======== Source data ========
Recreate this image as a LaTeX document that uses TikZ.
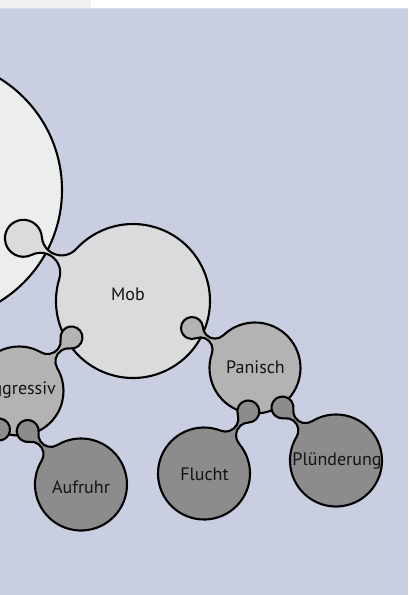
\documentclass[tikz,border=0pt]{standalone}
\usepackage{fontspec}
\setmainfont{PT Sans}
\usetikzlibrary{calc}

\definecolor{bgcol}{HTML}{C9CEE1}
\definecolor{stripcol}{HTML}{F1F0EE}
\definecolor{rulecol}{HTML}{D6DAE8}
\definecolor{rootcol}{HTML}{ECEEED}
\definecolor{levelone}{HTML}{DADBDC}
\definecolor{leveltwo}{HTML}{B3B3B3}
\definecolor{levelthree}{HTML}{8C8C8C}
\definecolor{inkcol}{HTML}{141414}

\tikzset{
  outline/.style={draw=black, line width=2.1pt, line join=round},
  lbl/.style={font=\fontsize{18}{20}\selectfont, text=inkcol, inner sep=0pt, anchor=base}
}

% A circle joined by a pinched neck to a small bulb.
% #1,#2 bulb centre, #3 bulb radius, #4,#5 circle centre, #6 circle radius,
% #7 half width of the neck at its waist, #8 fill colour.
% The neck edges are fillet arcs tangent to both circles.
\newcommand\blobshape[8]{%
  \pgfmathsetmacro\bdx{(#4-#1)/10}%
  \pgfmathsetmacro\bdy{(#5-#2)/10}%
  \pgfmathsetmacro\bD{sqrt(\bdx*\bdx+\bdy*\bdy)}%
  \pgfmathsetmacro\bphi{atan2(\bdy,\bdx)}%
  \pgfmathsetmacro\brb{#3/10}%
  \pgfmathsetmacro\bR{#6/10}%
  \pgfmathsetmacro\bh{#7/10}%
  \pgfmathsetmacro\bAz{(\bD*\bD-\bR*\bR+\brb*\brb)/(2*\bD)}%
  \pgfmathsetmacro\bAo{(\bR-\brb)/\bD}%
  \pgfmathsetmacro\bqa{\bAo*\bAo}%
  \pgfmathsetmacro\bqb{-2*\bAz*\bAo+2*\bh-2*\brb}%
  \pgfmathsetmacro\bqc{\bAz*\bAz+\bh*\bh-\brb*\brb}%
  \pgfmathsetmacro\brf{2*\bqc/(-\bqb+sqrt(\bqb*\bqb-4*\bqa*\bqc))}%
  \pgfmathsetmacro\bfa{\bAz-\bAo*\brf}%
  \pgfmathsetmacro\bfn{\brf+\bh}%
  \pgfmathsetmacro\bal{atan2(\bfn,\bfa)}%
  \pgfmathsetmacro\bbe{atan2(\bfn,\bD-\bfa)}%
  \pgfmathsetmacro\sA{\bphi+\bal}%
  \pgfmathsetmacro\fSa{\bphi+180+\bal}%
  \pgfmathsetmacro\fEa{\bphi+360-\bbe}%
  \pgfmathsetmacro\cS{\bphi+180-\bbe}%
  \pgfmathsetmacro\cE{\bphi-180+\bbe}%
  \pgfmathsetmacro\fSb{\bphi+\bbe}%
  \pgfmathsetmacro\fEb{\bphi+180-\bal}%
  \pgfmathsetmacro\kS{\bphi-\bal}%
  \pgfmathsetmacro\kE{\bphi+\bal-360}%
  \pgfmathsetmacro\rrf{10*\brf}%
  \path[outline, fill=#8] ($(#1,#2)+(\sA:#3)$)
    arc[start angle=\fSa, end angle=\fEa, radius=\rrf]
    arc[start angle=\cS, end angle=\cE, radius=#6]
    arc[start angle=\fSb, end angle=\fEb, radius=\rrf]
    arc[start angle=\kS, end angle=\kE, radius=#3] -- cycle;
}

\begin{document}
\begin{tikzpicture}[x=1pt, y=-1pt]
  \useasboundingbox (0,0) rectangle (408,595);
  % top strip and backdrop
  \fill[white] (0,0) rectangle (408,8);
  \fill[stripcol] (0,0) rectangle (91,8);
  \fill[bgcol] (0,8) rectangle (408,595);
  \draw[rulecol, line width=1pt] (0,8.5) -- (408,8.5);

  \begin{scope}
    \clip (0,8) rectangle (408,595);
    % root circle
    \path[outline, fill=rootcol] (-69,190) circle[radius=131];
    % first level
    \blobshape{23.4}{238.3}{18.5}{133}{301}{77}{1.5}{levelone}
    % second level
    \blobshape{71.5}{337.5}{11}{19}{391}{44.5}{1.5}{leveltwo}
    \blobshape{192}{328}{11}{255}{368}{45.5}{1.5}{leveltwo}
    % third level
    \blobshape{-1}{429.5}{11}{-55}{484}{46}{1.5}{levelthree}
    \blobshape{27.7}{431}{11}{81}{484.5}{46}{1.5}{levelthree}
    \blobshape{248.3}{411.5}{11}{204}{473.5}{46}{1.5}{levelthree}
    \blobshape{282.5}{407.5}{11}{336}{460.5}{46}{1.5}{levelthree}
  \end{scope}

  % labels
  \node[lbl] (mob) at (128,300) {Mob};
  \node[lbl, anchor=base east] (aggressiv) at (56,394) {Aggressiv};
  \node[lbl] (panisch) at (255.5,373) {Panisch};
  \node[lbl] (aufruhr) at (81,493) {Aufruhr};
  \node[lbl] (flucht) at (204.5,480) {Flucht};
  \node[lbl] (pluenderung) at (337,465) {Plünderung};
\end{tikzpicture}
\end{document}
========
Your objective – Return the material word for word. Pictures are not part of the copy.

Output –
Recreate this image as a LaTeX document that uses TikZ.
\documentclass[tikz,border=0pt]{standalone}
\usepackage{fontspec}
\setmainfont{PT Sans}
\usetikzlibrary{calc}

\definecolor{bgcol}{HTML}{C9CEE1}
\definecolor{stripcol}{HTML}{F1F0EE}
\definecolor{rulecol}{HTML}{D6DAE8}
\definecolor{rootcol}{HTML}{ECEEED}
\definecolor{levelone}{HTML}{DADBDC}
\definecolor{leveltwo}{HTML}{B3B3B3}
\definecolor{levelthree}{HTML}{8C8C8C}
\definecolor{inkcol}{HTML}{141414}

\tikzset{
  outline/.style={draw=black, line width=2.1pt, line join=round},
  lbl/.style={font=\fontsize{18}{20}\selectfont, text=inkcol, inner sep=0pt, anchor=base}
}

% A circle joined by a pinched neck to a small bulb.
% #1,#2 bulb centre, #3 bulb radius, #4,#5 circle centre, #6 circle radius,
% #7 half width of the neck at its waist, #8 fill colour.
% The neck edges are fillet arcs tangent to both circles.
\newcommand\blobshape[8]{%
  \pgfmathsetmacro\bdx{(#4-#1)/10}%
  \pgfmathsetmacro\bdy{(#5-#2)/10}%
  \pgfmathsetmacro\bD{sqrt(\bdx*\bdx+\bdy*\bdy)}%
  \pgfmathsetmacro\bphi{atan2(\bdy,\bdx)}%
  \pgfmathsetmacro\brb{#3/10}%
  \pgfmathsetmacro\bR{#6/10}%
  \pgfmathsetmacro\bh{#7/10}%
  \pgfmathsetmacro\bAz{(\bD*\bD-\bR*\bR+\brb*\brb)/(2*\bD)}%
  \pgfmathsetmacro\bAo{(\bR-\brb)/\bD}%
  \pgfmathsetmacro\bqa{\bAo*\bAo}%
  \pgfmathsetmacro\bqb{-2*\bAz*\bAo+2*\bh-2*\brb}%
  \pgfmathsetmacro\bqc{\bAz*\bAz+\bh*\bh-\brb*\brb}%
  \pgfmathsetmacro\brf{2*\bqc/(-\bqb+sqrt(\bqb*\bqb-4*\bqa*\bqc))}%
  \pgfmathsetmacro\bfa{\bAz-\bAo*\brf}%
  \pgfmathsetmacro\bfn{\brf+\bh}%
  \pgfmathsetmacro\bal{atan2(\bfn,\bfa)}%
  \pgfmathsetmacro\bbe{atan2(\bfn,\bD-\bfa)}%
  \pgfmathsetmacro\sA{\bphi+\bal}%
  \pgfmathsetmacro\fSa{\bphi+180+\bal}%
  \pgfmathsetmacro\fEa{\bphi+360-\bbe}%
  \pgfmathsetmacro\cS{\bphi+180-\bbe}%
  \pgfmathsetmacro\cE{\bphi-180+\bbe}%
  \pgfmathsetmacro\fSb{\bphi+\bbe}%
  \pgfmathsetmacro\fEb{\bphi+180-\bal}%
  \pgfmathsetmacro\kS{\bphi-\bal}%
  \pgfmathsetmacro\kE{\bphi+\bal-360}%
  \pgfmathsetmacro\rrf{10*\brf}%
  \path[outline, fill=#8] ($(#1,#2)+(\sA:#3)$)
    arc[start angle=\fSa, end angle=\fEa, radius=\rrf]
    arc[start angle=\cS, end angle=\cE, radius=#6]
    arc[start angle=\fSb, end angle=\fEb, radius=\rrf]
    arc[start angle=\kS, end angle=\kE, radius=#3] -- cycle;
}

\begin{document}
\begin{tikzpicture}[x=1pt, y=-1pt]
  \useasboundingbox (0,0) rectangle (408,595);
  % top strip and backdrop
  \fill[white] (0,0) rectangle (408,8);
  \fill[stripcol] (0,0) rectangle (91,8);
  \fill[bgcol] (0,8) rectangle (408,595);
  \draw[rulecol, line width=1pt] (0,8.5) -- (408,8.5);

  \begin{scope}
    \clip (0,8) rectangle (408,595);
    % root circle
    \path[outline, fill=rootcol] (-69,190) circle[radius=131];
    % first level
    \blobshape{23.4}{238.3}{18.5}{133}{301}{77}{1.5}{levelone}
    % second level
    \blobshape{71.5}{337.5}{11}{19}{391}{44.5}{1.5}{leveltwo}
    \blobshape{192}{328}{11}{255}{368}{45.5}{1.5}{leveltwo}
    % third level
    \blobshape{-1}{429.5}{11}{-55}{484}{46}{1.5}{levelthree}
    \blobshape{27.7}{431}{11}{81}{484.5}{46}{1.5}{levelthree}
    \blobshape{248.3}{411.5}{11}{204}{473.5}{46}{1.5}{levelthree}
    \blobshape{282.5}{407.5}{11}{336}{460.5}{46}{1.5}{levelthree}
  \end{scope}

  % labels
  \node[lbl] (mob) at (128,300) {Mob};
  \node[lbl, anchor=base east] (aggressiv) at (56,394) {Aggressiv};
  \node[lbl] (panisch) at (255.5,373) {Panisch};
  \node[lbl] (aufruhr) at (81,493) {Aufruhr};
  \node[lbl] (flucht) at (204.5,480) {Flucht};
  \node[lbl] (pluenderung) at (337,465) {Plünderung};
\end{tikzpicture}
\end{document}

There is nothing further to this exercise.